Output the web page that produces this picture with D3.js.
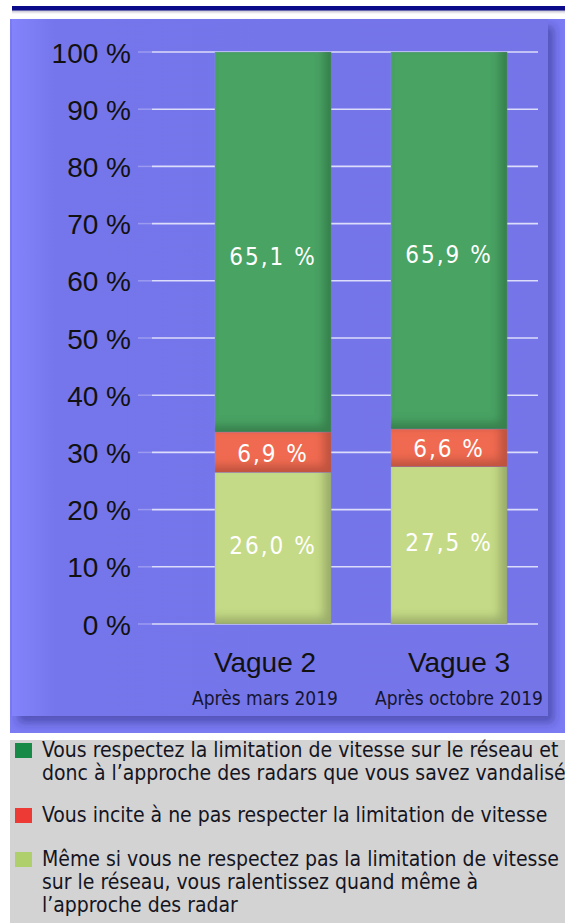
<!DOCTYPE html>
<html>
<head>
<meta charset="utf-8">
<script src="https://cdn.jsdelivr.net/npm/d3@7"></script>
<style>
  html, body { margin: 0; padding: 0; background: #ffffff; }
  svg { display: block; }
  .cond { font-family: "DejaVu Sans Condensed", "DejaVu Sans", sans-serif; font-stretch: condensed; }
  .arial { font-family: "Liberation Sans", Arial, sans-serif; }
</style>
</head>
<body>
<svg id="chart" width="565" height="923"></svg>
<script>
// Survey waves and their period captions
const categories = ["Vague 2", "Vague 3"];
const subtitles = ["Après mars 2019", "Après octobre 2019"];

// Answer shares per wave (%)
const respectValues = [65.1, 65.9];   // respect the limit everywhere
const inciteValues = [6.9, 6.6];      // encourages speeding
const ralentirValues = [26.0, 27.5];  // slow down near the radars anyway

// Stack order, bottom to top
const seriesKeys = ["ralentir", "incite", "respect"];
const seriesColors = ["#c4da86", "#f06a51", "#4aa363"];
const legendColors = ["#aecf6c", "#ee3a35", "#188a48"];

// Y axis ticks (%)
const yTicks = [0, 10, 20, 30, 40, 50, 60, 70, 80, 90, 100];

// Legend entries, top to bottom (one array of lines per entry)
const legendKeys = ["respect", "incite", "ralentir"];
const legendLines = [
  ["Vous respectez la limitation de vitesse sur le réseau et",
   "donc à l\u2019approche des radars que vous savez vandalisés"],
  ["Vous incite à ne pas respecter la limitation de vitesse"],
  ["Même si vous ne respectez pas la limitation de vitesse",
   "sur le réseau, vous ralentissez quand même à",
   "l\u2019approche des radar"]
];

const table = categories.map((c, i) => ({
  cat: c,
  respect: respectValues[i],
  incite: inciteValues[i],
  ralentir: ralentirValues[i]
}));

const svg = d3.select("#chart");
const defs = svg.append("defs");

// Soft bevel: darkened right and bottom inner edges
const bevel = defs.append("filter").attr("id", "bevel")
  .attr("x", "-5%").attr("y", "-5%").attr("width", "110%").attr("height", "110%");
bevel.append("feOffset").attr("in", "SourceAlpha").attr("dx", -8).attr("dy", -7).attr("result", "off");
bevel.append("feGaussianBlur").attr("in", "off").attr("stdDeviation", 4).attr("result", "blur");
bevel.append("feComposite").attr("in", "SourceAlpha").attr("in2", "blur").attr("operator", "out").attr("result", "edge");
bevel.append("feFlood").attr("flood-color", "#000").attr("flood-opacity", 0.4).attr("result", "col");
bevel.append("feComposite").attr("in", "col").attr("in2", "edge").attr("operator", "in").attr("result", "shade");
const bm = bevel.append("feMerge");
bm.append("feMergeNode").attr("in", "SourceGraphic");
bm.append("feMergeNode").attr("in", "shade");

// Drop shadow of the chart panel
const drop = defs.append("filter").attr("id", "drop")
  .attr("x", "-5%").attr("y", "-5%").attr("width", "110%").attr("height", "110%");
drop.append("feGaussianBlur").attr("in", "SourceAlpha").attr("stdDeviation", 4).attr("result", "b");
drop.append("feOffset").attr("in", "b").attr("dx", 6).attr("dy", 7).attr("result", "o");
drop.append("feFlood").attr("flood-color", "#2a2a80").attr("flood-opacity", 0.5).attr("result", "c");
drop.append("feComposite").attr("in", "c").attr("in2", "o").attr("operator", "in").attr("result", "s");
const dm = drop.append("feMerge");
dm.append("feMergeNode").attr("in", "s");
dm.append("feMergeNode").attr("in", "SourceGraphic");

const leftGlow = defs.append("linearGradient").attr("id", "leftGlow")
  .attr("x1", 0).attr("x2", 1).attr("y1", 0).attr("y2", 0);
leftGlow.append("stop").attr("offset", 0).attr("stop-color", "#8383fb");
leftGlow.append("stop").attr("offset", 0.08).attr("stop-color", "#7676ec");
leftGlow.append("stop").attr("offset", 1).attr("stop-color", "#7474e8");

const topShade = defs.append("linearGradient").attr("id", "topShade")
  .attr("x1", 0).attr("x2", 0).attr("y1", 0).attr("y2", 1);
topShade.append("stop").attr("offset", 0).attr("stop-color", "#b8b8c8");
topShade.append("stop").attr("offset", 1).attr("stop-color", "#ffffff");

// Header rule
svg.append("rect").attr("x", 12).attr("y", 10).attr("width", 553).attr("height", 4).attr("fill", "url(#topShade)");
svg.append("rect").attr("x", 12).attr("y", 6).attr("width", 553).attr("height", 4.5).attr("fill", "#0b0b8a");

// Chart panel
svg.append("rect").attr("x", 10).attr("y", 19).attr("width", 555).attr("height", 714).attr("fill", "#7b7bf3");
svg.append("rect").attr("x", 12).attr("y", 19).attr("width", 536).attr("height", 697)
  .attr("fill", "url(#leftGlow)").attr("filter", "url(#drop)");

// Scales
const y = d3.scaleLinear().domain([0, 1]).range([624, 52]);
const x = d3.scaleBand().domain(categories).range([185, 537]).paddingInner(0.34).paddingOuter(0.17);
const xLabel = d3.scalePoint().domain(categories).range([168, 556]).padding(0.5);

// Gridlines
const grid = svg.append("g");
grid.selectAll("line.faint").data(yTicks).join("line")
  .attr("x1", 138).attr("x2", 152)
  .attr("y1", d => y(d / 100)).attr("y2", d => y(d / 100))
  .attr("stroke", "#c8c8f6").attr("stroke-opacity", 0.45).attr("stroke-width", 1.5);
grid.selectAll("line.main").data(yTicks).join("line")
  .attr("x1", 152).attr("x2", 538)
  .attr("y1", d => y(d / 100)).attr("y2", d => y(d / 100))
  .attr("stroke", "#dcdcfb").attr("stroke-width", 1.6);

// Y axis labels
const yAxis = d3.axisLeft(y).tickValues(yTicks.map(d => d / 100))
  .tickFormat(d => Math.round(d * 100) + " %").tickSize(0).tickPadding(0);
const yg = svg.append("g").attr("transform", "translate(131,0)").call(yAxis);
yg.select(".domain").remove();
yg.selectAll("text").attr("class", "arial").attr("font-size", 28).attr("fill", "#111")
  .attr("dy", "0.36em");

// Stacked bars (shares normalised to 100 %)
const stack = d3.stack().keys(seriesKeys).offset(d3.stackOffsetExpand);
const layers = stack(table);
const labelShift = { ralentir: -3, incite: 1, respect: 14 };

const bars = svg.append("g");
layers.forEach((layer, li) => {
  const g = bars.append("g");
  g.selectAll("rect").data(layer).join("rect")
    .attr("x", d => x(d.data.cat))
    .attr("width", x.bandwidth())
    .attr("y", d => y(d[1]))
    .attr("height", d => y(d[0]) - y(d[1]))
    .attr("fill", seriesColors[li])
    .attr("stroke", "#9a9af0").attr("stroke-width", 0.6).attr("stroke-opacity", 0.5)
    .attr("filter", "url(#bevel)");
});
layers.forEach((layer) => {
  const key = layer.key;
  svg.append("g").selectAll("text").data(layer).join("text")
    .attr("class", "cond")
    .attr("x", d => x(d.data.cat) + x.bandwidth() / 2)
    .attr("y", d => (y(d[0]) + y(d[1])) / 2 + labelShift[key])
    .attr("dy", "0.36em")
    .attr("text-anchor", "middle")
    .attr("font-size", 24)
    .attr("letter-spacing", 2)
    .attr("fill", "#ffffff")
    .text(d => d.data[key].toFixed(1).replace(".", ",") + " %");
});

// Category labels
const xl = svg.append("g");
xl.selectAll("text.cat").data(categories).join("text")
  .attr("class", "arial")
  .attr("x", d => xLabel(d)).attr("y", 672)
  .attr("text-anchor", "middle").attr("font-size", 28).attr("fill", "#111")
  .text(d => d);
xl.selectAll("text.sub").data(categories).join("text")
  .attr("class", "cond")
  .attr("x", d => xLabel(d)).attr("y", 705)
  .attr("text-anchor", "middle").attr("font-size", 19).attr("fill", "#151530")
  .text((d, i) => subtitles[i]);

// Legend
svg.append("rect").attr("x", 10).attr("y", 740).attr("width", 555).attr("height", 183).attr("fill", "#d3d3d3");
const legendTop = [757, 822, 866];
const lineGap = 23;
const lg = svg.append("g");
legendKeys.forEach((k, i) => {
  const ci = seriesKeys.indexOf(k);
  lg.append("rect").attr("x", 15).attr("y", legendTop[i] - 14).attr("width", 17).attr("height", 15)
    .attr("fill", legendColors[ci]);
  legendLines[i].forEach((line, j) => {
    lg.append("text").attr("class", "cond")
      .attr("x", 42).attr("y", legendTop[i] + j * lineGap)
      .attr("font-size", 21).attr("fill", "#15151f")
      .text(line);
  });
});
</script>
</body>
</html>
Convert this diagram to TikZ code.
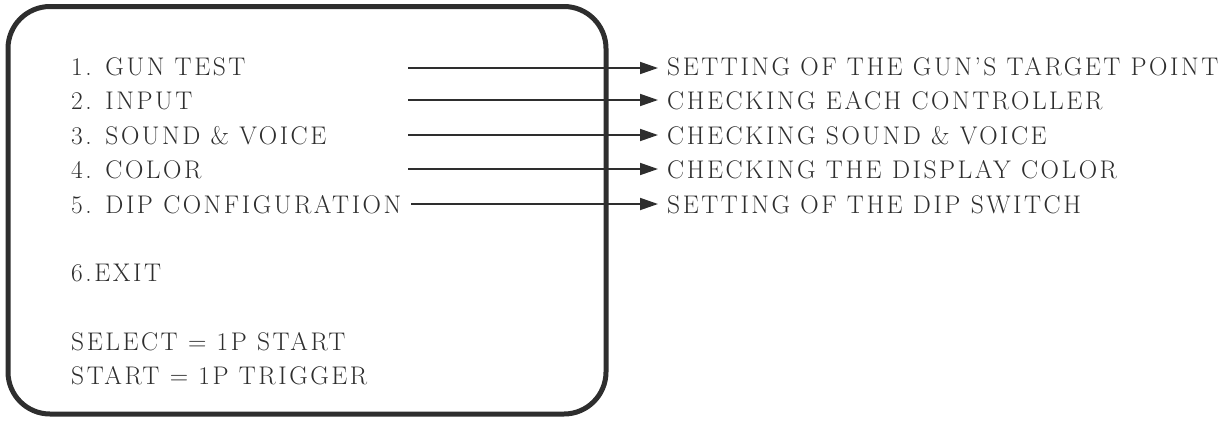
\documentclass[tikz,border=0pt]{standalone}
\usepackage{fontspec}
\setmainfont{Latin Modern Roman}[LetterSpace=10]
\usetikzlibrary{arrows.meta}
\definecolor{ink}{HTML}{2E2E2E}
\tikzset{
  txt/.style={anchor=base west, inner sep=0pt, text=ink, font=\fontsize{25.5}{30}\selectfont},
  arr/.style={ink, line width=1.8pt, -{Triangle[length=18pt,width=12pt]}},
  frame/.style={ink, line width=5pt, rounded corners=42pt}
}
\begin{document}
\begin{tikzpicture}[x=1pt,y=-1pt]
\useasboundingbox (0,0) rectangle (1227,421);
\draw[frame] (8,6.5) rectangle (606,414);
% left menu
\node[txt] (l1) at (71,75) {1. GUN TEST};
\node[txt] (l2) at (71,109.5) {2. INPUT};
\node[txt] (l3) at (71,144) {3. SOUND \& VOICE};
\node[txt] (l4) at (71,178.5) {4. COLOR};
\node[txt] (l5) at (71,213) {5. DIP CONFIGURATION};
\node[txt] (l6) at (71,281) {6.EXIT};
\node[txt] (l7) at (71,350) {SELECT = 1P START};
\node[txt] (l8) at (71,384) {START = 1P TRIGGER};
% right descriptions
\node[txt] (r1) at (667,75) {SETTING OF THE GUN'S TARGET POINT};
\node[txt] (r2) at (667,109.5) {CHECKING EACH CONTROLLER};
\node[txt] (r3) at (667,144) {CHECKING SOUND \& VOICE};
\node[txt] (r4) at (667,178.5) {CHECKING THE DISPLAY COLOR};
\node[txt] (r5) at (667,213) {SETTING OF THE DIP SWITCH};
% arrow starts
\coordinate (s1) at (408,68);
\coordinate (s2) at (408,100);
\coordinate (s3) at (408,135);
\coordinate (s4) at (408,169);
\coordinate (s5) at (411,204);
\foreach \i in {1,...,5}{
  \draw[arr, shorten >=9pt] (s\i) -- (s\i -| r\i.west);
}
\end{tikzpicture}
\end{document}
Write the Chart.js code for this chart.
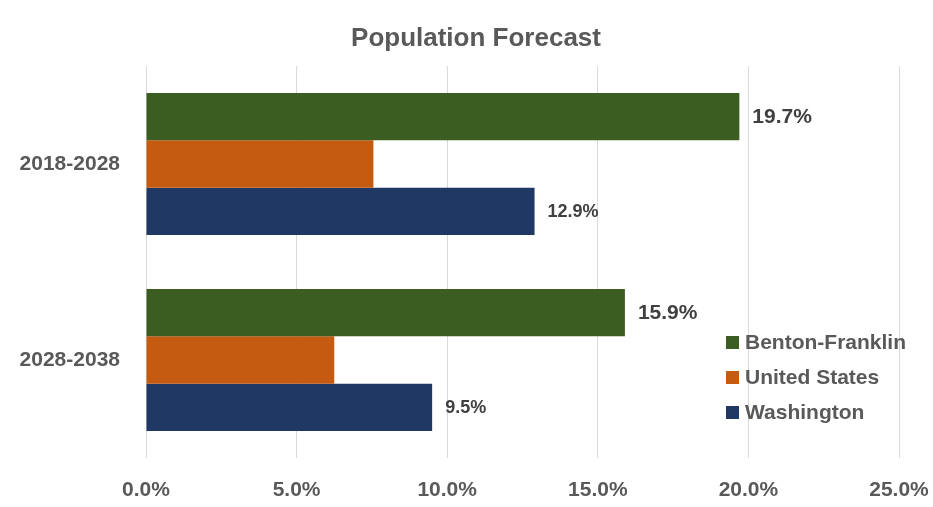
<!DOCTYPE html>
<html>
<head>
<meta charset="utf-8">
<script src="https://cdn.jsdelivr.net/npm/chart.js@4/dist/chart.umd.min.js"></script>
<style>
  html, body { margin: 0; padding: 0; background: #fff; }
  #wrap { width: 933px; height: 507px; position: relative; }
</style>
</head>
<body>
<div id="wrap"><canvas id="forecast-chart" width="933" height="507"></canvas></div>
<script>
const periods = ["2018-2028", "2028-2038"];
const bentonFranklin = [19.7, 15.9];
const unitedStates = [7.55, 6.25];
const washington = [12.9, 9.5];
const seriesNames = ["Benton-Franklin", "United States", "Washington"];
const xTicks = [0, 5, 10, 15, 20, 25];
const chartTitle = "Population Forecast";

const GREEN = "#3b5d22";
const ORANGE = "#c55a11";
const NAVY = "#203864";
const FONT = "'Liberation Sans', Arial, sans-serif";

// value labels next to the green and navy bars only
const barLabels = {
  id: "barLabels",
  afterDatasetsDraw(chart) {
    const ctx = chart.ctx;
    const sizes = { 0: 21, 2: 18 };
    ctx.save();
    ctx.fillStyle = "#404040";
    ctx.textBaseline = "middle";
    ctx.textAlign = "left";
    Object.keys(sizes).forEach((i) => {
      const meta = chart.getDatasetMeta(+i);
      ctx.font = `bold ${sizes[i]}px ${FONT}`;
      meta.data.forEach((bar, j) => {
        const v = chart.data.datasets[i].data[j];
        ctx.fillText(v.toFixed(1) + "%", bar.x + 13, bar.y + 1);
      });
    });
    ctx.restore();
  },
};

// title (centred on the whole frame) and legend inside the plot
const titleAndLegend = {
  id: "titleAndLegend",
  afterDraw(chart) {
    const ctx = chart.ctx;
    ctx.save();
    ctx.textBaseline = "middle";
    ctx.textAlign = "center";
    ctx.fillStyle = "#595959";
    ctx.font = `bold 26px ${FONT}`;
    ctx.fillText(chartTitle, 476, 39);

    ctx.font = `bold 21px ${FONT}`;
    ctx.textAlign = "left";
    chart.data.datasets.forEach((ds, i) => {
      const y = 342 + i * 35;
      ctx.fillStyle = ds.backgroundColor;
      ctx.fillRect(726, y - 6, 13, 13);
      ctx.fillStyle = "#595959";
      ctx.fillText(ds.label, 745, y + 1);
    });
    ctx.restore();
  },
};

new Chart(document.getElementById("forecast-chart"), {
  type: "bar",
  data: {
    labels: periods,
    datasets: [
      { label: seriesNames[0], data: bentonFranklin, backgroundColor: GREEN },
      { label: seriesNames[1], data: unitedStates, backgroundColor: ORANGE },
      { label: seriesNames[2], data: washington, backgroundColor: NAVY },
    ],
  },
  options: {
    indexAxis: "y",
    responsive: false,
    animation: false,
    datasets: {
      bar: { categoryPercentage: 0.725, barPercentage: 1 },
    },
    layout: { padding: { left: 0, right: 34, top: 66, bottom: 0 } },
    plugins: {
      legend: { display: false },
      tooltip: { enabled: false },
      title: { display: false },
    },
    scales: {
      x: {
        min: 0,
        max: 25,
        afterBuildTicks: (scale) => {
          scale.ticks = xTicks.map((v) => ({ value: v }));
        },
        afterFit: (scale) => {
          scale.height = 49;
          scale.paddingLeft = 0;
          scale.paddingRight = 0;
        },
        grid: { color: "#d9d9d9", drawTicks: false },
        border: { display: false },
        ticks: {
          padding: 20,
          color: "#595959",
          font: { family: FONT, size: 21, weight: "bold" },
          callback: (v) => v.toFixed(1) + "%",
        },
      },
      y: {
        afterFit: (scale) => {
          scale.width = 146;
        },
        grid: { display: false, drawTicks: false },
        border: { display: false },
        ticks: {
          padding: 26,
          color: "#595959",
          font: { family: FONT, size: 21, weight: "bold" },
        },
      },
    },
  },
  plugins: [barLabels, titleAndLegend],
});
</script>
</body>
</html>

- **AIM**:
Print exactly the first line of the entries and every line after it through the one that contains "80, 90, 100];", leaving the pictures out.

- **ANSWER TO THE EXERCISE**:
Output the web page that produces this picture with D3.js.
<!DOCTYPE html>
<html>
<head>
<meta charset="utf-8">
<script src="https://cdn.jsdelivr.net/npm/d3@7"></script>
<style>
  html, body { margin: 0; padding: 0; background: #ffffff; }
  svg { display: block; }
  .cond { font-family: "DejaVu Sans Condensed", "DejaVu Sans", sans-serif; font-stretch: condensed; }
  .arial { font-family: "Liberation Sans", Arial, sans-serif; }
</style>
</head>
<body>
<svg id="chart" width="565" height="923"></svg>
<script>
// Survey waves and their period captions
const categories = ["Vague 2", "Vague 3"];
const subtitles = ["Après mars 2019", "Après octobre 2019"];

// Answer shares per wave (%)
const respectValues = [65.1, 65.9];   // respect the limit everywhere
const inciteValues = [6.9, 6.6];      // encourages speeding
const ralentirValues = [26.0, 27.5];  // slow down near the radars anyway

// Stack order, bottom to top
const seriesKeys = ["ralentir", "incite", "respect"];
const seriesColors = ["#c4da86", "#f06a51", "#4aa363"];
const legendColors = ["#aecf6c", "#ee3a35", "#188a48"];

// Y axis ticks (%)
const yTicks = [0, 10, 20, 30, 40, 50, 60, 70, 80, 90, 100];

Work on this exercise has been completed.